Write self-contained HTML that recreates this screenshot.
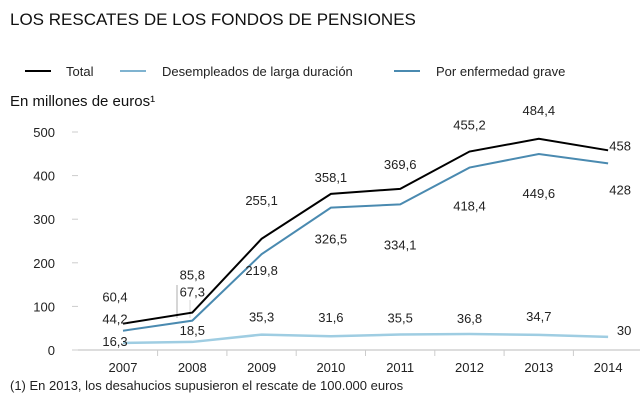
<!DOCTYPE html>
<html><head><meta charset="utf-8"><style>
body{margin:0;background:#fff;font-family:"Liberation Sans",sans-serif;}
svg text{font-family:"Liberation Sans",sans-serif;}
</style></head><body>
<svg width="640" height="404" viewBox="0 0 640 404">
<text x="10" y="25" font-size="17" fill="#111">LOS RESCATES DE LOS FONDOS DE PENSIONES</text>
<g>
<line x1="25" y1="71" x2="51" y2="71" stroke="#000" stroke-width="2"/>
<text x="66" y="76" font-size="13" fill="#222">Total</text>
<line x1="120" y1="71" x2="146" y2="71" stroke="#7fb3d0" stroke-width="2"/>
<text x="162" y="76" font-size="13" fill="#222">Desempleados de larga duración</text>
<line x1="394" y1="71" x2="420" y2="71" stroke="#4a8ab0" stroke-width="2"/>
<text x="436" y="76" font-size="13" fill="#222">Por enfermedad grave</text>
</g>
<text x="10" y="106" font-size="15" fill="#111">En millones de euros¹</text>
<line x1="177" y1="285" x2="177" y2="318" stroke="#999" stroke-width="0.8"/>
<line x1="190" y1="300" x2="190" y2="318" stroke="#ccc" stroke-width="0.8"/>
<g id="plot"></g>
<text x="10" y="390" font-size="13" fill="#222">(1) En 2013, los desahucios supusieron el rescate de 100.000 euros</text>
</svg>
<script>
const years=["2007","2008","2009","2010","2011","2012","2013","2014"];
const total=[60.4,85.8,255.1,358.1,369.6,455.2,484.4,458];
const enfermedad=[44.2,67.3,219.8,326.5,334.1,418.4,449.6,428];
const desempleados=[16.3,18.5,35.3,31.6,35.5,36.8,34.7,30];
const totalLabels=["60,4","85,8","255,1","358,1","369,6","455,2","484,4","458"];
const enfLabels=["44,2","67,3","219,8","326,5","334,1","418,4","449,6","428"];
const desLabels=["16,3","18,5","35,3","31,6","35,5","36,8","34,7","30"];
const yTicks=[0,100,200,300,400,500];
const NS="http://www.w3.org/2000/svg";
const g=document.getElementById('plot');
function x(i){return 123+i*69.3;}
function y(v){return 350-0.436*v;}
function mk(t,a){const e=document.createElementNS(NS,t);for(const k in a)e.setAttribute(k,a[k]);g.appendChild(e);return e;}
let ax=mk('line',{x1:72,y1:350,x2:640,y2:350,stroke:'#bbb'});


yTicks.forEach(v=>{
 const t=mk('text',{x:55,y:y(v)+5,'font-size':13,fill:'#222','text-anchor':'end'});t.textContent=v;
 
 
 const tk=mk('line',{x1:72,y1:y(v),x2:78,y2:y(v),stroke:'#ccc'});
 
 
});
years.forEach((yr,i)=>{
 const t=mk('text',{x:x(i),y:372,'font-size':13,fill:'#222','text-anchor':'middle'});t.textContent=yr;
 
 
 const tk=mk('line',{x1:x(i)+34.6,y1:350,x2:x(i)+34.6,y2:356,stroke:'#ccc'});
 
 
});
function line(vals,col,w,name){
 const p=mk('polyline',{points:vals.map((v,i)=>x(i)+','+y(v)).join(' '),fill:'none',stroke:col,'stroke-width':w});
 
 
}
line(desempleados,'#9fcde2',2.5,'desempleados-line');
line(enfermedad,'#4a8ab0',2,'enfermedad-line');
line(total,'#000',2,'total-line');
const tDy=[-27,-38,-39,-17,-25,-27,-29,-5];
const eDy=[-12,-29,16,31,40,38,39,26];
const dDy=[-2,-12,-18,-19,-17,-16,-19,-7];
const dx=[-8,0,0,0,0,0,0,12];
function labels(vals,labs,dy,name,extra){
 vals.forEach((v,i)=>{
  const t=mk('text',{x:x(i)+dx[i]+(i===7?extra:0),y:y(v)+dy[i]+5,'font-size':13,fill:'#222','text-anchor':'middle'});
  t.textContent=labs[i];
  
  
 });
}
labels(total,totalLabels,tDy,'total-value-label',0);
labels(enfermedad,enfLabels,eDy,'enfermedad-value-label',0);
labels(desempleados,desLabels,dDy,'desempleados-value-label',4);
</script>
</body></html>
____
STATED PROBLEM: Quote the material word for word, dropping any images it holds.

CORRECT RESPONSE:
Write self-contained HTML that recreates this screenshot.
<!DOCTYPE html>
<html><head><meta charset="utf-8"><style>
body{margin:0;background:#fff;font-family:"Liberation Sans",sans-serif;}
svg text{font-family:"Liberation Sans",sans-serif;}
</style></head><body>
<svg width="640" height="404" viewBox="0 0 640 404">
<text x="10" y="25" font-size="17" fill="#111">LOS RESCATES DE LOS FONDOS DE PENSIONES</text>
<g>
<line x1="25" y1="71" x2="51" y2="71" stroke="#000" stroke-width="2"/>
<text x="66" y="76" font-size="13" fill="#222">Total</text>
<line x1="120" y1="71" x2="146" y2="71" stroke="#7fb3d0" stroke-width="2"/>
<text x="162" y="76" font-size="13" fill="#222">Desempleados de larga duración</text>
<line x1="394" y1="71" x2="420" y2="71" stroke="#4a8ab0" stroke-width="2"/>
<text x="436" y="76" font-size="13" fill="#222">Por enfermedad grave</text>
</g>
<text x="10" y="106" font-size="15" fill="#111">En millones de euros¹</text>
<line x1="177" y1="285" x2="177" y2="318" stroke="#999" stroke-width="0.8"/>
<line x1="190" y1="300" x2="190" y2="318" stroke="#ccc" stroke-width="0.8"/>
<g id="plot"></g>
<text x="10" y="390" font-size="13" fill="#222">(1) En 2013, los desahucios supusieron el rescate de 100.000 euros</text>
</svg>
<script>
const years=["2007","2008","2009","2010","2011","2012","2013","2014"];
const total=[60.4,85.8,255.1,358.1,369.6,455.2,484.4,458];
const enfermedad=[44.2,67.3,219.8,326.5,334.1,418.4,449.6,428];
const desempleados=[16.3,18.5,35.3,31.6,35.5,36.8,34.7,30];
const totalLabels=["60,4","85,8","255,1","358,1","369,6","455,2","484,4","458"];
const enfLabels=["44,2","67,3","219,8","326,5","334,1","418,4","449,6","428"];
const desLabels=["16,3","18,5","35,3","31,6","35,5","36,8","34,7","30"];
const yTicks=[0,100,200,300,400,500];
const NS="http://www.w3.org/2000/svg";
const g=document.getElementById('plot');
function x(i){return 123+i*69.3;}
function y(v){return 350-0.436*v;}
function mk(t,a){const e=document.createElementNS(NS,t);for(const k in a)e.setAttribute(k,a[k]);g.appendChild(e);return e;}
let ax=mk('line',{x1:72,y1:350,x2:640,y2:350,stroke:'#bbb'});


yTicks.forEach(v=>{
 const t=mk('text',{x:55,y:y(v)+5,'font-size':13,fill:'#222','text-anchor':'end'});t.textContent=v;
 
 
 const tk=mk('line',{x1:72,y1:y(v),x2:78,y2:y(v),stroke:'#ccc'});
 
 
});
years.forEach((yr,i)=>{
 const t=mk('text',{x:x(i),y:372,'font-size':13,fill:'#222','text-anchor':'middle'});t.textContent=yr;
 
 
 const tk=mk('line',{x1:x(i)+34.6,y1:350,x2:x(i)+34.6,y2:356,stroke:'#ccc'});
 
 
});
function line(vals,col,w,name){
 const p=mk('polyline',{points:vals.map((v,i)=>x(i)+','+y(v)).join(' '),fill:'none',stroke:col,'stroke-width':w});
 
 
}
line(desempleados,'#9fcde2',2.5,'desempleados-line');
line(enfermedad,'#4a8ab0',2,'enfermedad-line');
line(total,'#000',2,'total-line');
const tDy=[-27,-38,-39,-17,-25,-27,-29,-5];
const eDy=[-12,-29,16,31,40,38,39,26];
const dDy=[-2,-12,-18,-19,-17,-16,-19,-7];
const dx=[-8,0,0,0,0,0,0,12];
function labels(vals,labs,dy,name,extra){
 vals.forEach((v,i)=>{
  const t=mk('text',{x:x(i)+dx[i]+(i===7?extra:0),y:y(v)+dy[i]+5,'font-size':13,fill:'#222','text-anchor':'middle'});
  t.textContent=labs[i];
  
  
 });
}
labels(total,totalLabels,tDy,'total-value-label',0);
labels(enfermedad,enfLabels,eDy,'enfermedad-value-label',0);
labels(desempleados,desLabels,dDy,'desempleados-value-label',4);
</script>
</body></html>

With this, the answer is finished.